**EXERCISE:** Leaving out the pictures, retype all the material exactly.

**RAW DATA:**
**********
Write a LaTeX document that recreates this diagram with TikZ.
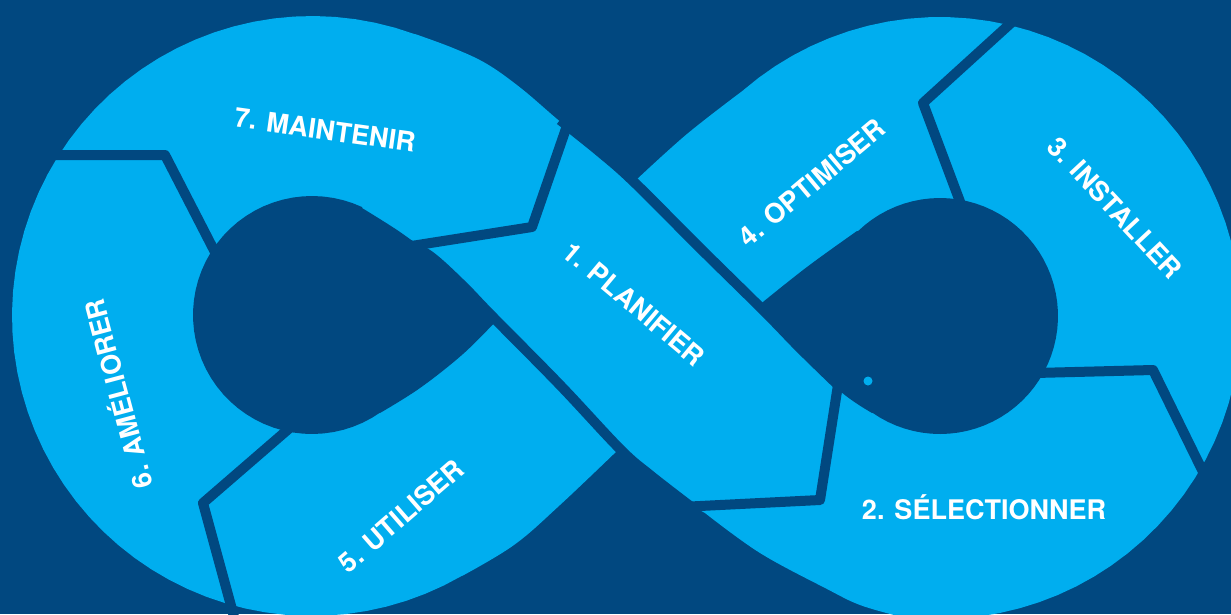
\documentclass[tikz,border=0pt]{standalone}
\usepackage{fontspec}
\setmainfont{TeX Gyre Heros}
\definecolor{navy}{RGB}{1,72,128}
\definecolor{sky}{RGB}{0,174,239}
\begin{document}
\begin{tikzpicture}[x=1pt,y=-1pt,
  sep/.style={draw=navy, line width=10pt, line join=round, line cap=butt},
  lbl/.style={text=white, font=\fontsize{27}{30}\selectfont\bfseries, inner sep=0pt, text height=19.4pt, text depth=0pt}]
\fill[navy] (0,0) rectangle (1231,614);
\useasboundingbox (0,0) rectangle (1231,614);
% infinity band (outer outline)
\fill[sky] plot[smooth, tension=0.6] coordinates {(634,182) (687,134) (745,89)}
  -- plot[domain=229:458, samples=60, variable=\t] ({940+301*cos(\t)},{318+301*sin(\t)})
  -- plot[smooth, tension=0.6] coordinates {(898,616) (860,605) (827,589) (760,553) (705,513)}
  -- (687,503) -- (620,448)
  -- plot[smooth, tension=0.6] coordinates {(620,448) (560,505) (514,545) (462,576)}
  -- plot[domain=60:290, samples=60, variable=\t] ({312+300*cos(\t)},{316+300*sin(\t)})
  -- plot[smooth, tension=0.6] coordinates {(415,34) (453,48) (487,64) (522,89) (563,124) (600,152) (634,182)}
  -- cycle;
% left hole
\fill[navy] plot[smooth, tension=0.6] coordinates {(497,320) (462,284) (430,255) (400,232) (362,208)}
  -- plot[domain=295:55, samples=50, variable=\t] ({312+119*cos(\t)},{315+119*sin(\t)})
  -- plot[smooth, tension=0.6] coordinates {(380,413) (420,388) (463,354) (497,320)} -- cycle;
% right hole
\fill[navy] plot[smooth, tension=0.6] coordinates {(758,306) (807,267) (857,231)}
  -- plot[domain=226:485, samples=60, variable=\t] ({940+118*cos(\t)},{316+118*sin(\t)})
  -- plot[smooth, tension=0.6] coordinates {(872,413) (840,391) (800,349) (758,306)} -- cycle;
% edges of the crossing band
\draw[sep] plot[smooth, tension=0.6] coordinates {(560,120) (600,152) (634,182) (700,248) (764,311) (800,348) (838,385)};
\draw[sep] plot[smooth, tension=0.6] coordinates {(405,243) (430,256) (462,285) (490,314) (560,385) (620,449) (650,475) (690,506)};
% separators
\draw[sep] (45,155) -- (165,155) -- (218,258);
\draw[sep] (292,426) -- (203,503) -- (236,624);
\draw[sep] (570,117) -- (532,227) -- (405,247);
\draw[sep] (840,372) -- (820,500) -- (680,507);
\draw[sep] (1022,13) -- (923,103) -- (962,207);
\draw[sep] (1035,373) -- (1153,370) -- (1208,482);
% small dot
\fill[sky] (868,381) circle[radius=4.5];
% labels
\node[lbl, rotate=-8] (t7) at (325,130) {7. MAINTENIR};
\node[lbl, rotate=-40] (t1) at (634,304) {1. PLANIFIER};
\node[lbl] (t2) at (984,510) {2. SÉLECTIONNER};
\node[lbl, rotate=-47] (t3) at (1115,208) {3. INSTALLER};
\node[lbl, rotate=40] (t4) at (812,183) {4. OPTIMISER};
\node[lbl, rotate=41] (t5) at (401,516) {5. UTILISER};
\node[lbl, rotate=105] (t6) at (119,394) {6. AMÉLIORER};
\end{tikzpicture}
\end{document}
**********
**SOLUTION TO THE EXERCISE:**
Write a LaTeX document that recreates this diagram with TikZ.
\documentclass[tikz,border=0pt]{standalone}
\usepackage{fontspec}
\setmainfont{TeX Gyre Heros}
\definecolor{navy}{RGB}{1,72,128}
\definecolor{sky}{RGB}{0,174,239}
\begin{document}
\begin{tikzpicture}[x=1pt,y=-1pt,
  sep/.style={draw=navy, line width=10pt, line join=round, line cap=butt},
  lbl/.style={text=white, font=\fontsize{27}{30}\selectfont\bfseries, inner sep=0pt, text height=19.4pt, text depth=0pt}]
\fill[navy] (0,0) rectangle (1231,614);
\useasboundingbox (0,0) rectangle (1231,614);
% infinity band (outer outline)
\fill[sky] plot[smooth, tension=0.6] coordinates {(634,182) (687,134) (745,89)}
  -- plot[domain=229:458, samples=60, variable=\t] ({940+301*cos(\t)},{318+301*sin(\t)})
  -- plot[smooth, tension=0.6] coordinates {(898,616) (860,605) (827,589) (760,553) (705,513)}
  -- (687,503) -- (620,448)
  -- plot[smooth, tension=0.6] coordinates {(620,448) (560,505) (514,545) (462,576)}
  -- plot[domain=60:290, samples=60, variable=\t] ({312+300*cos(\t)},{316+300*sin(\t)})
  -- plot[smooth, tension=0.6] coordinates {(415,34) (453,48) (487,64) (522,89) (563,124) (600,152) (634,182)}
  -- cycle;
% left hole
\fill[navy] plot[smooth, tension=0.6] coordinates {(497,320) (462,284) (430,255) (400,232) (362,208)}
  -- plot[domain=295:55, samples=50, variable=\t] ({312+119*cos(\t)},{315+119*sin(\t)})
  -- plot[smooth, tension=0.6] coordinates {(380,413) (420,388) (463,354) (497,320)} -- cycle;
% right hole
\fill[navy] plot[smooth, tension=0.6] coordinates {(758,306) (807,267) (857,231)}
  -- plot[domain=226:485, samples=60, variable=\t] ({940+118*cos(\t)},{316+118*sin(\t)})
  -- plot[smooth, tension=0.6] coordinates {(872,413) (840,391) (800,349) (758,306)} -- cycle;
% edges of the crossing band
\draw[sep] plot[smooth, tension=0.6] coordinates {(560,120) (600,152) (634,182) (700,248) (764,311) (800,348) (838,385)};
\draw[sep] plot[smooth, tension=0.6] coordinates {(405,243) (430,256) (462,285) (490,314) (560,385) (620,449) (650,475) (690,506)};
% separators
\draw[sep] (45,155) -- (165,155) -- (218,258);
\draw[sep] (292,426) -- (203,503) -- (236,624);
\draw[sep] (570,117) -- (532,227) -- (405,247);
\draw[sep] (840,372) -- (820,500) -- (680,507);
\draw[sep] (1022,13) -- (923,103) -- (962,207);
\draw[sep] (1035,373) -- (1153,370) -- (1208,482);
% small dot
\fill[sky] (868,381) circle[radius=4.5];
% labels
\node[lbl, rotate=-8] (t7) at (325,130) {7. MAINTENIR};
\node[lbl, rotate=-40] (t1) at (634,304) {1. PLANIFIER};
\node[lbl] (t2) at (984,510) {2. SÉLECTIONNER};
\node[lbl, rotate=-47] (t3) at (1115,208) {3. INSTALLER};
\node[lbl, rotate=40] (t4) at (812,183) {4. OPTIMISER};
\node[lbl, rotate=41] (t5) at (401,516) {5. UTILISER};
\node[lbl, rotate=105] (t6) at (119,394) {6. AMÉLIORER};
\end{tikzpicture}
\end{document}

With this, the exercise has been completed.